» DIRECTIVE: Copy out lines with the word "this" from the material that follows.

# start of PROVIDED MATERIAL

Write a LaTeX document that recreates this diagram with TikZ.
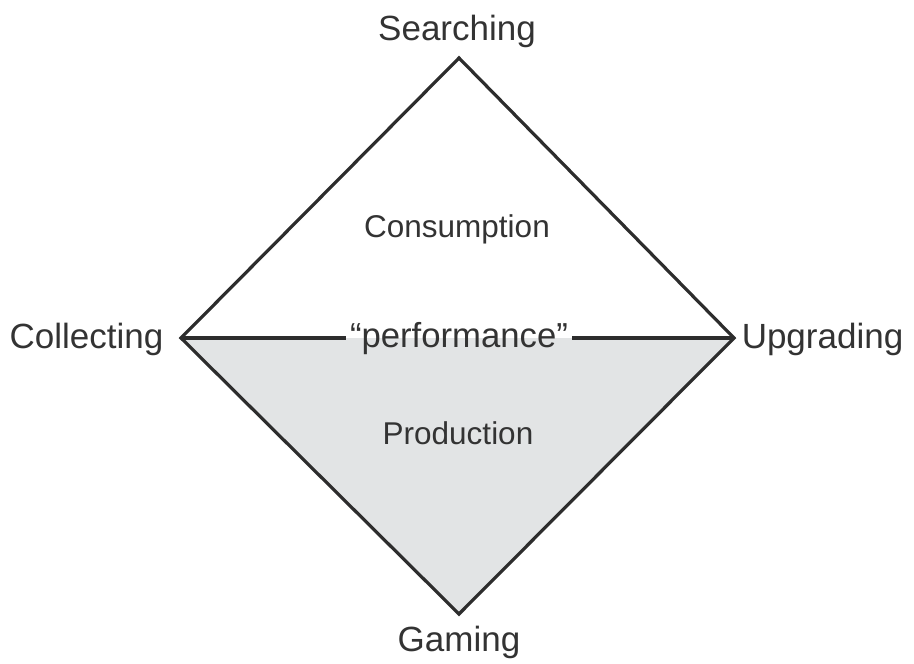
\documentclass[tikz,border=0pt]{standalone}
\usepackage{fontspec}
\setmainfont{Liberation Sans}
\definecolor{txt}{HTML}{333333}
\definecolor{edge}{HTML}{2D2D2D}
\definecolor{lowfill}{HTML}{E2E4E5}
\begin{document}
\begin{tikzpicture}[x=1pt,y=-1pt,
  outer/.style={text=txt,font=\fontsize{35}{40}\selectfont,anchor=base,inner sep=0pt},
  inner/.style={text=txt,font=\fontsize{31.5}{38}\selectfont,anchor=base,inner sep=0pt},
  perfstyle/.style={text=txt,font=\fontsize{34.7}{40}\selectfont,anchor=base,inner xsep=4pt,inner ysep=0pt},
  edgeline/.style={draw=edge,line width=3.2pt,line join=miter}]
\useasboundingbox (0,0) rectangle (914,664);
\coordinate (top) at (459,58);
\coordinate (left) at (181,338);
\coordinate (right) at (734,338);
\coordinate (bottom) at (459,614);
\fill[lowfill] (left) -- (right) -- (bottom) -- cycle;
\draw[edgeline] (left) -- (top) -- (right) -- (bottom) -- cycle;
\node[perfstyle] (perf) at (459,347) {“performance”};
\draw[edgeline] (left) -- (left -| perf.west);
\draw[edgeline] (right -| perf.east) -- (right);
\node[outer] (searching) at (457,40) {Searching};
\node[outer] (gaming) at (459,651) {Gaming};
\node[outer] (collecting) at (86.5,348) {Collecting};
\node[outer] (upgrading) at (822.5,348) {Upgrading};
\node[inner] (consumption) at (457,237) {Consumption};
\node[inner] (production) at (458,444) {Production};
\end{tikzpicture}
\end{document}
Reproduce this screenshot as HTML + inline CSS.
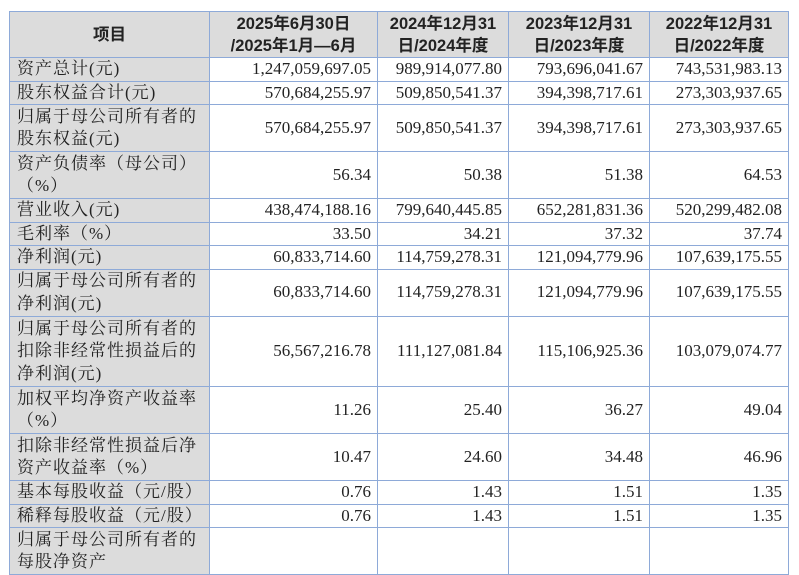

# end of PROVIDED MATERIAL

» OUTPUT OF THE EXERCISE:
Write a LaTeX document that recreates this diagram with TikZ.
Reproduce this screenshot as HTML + inline CSS.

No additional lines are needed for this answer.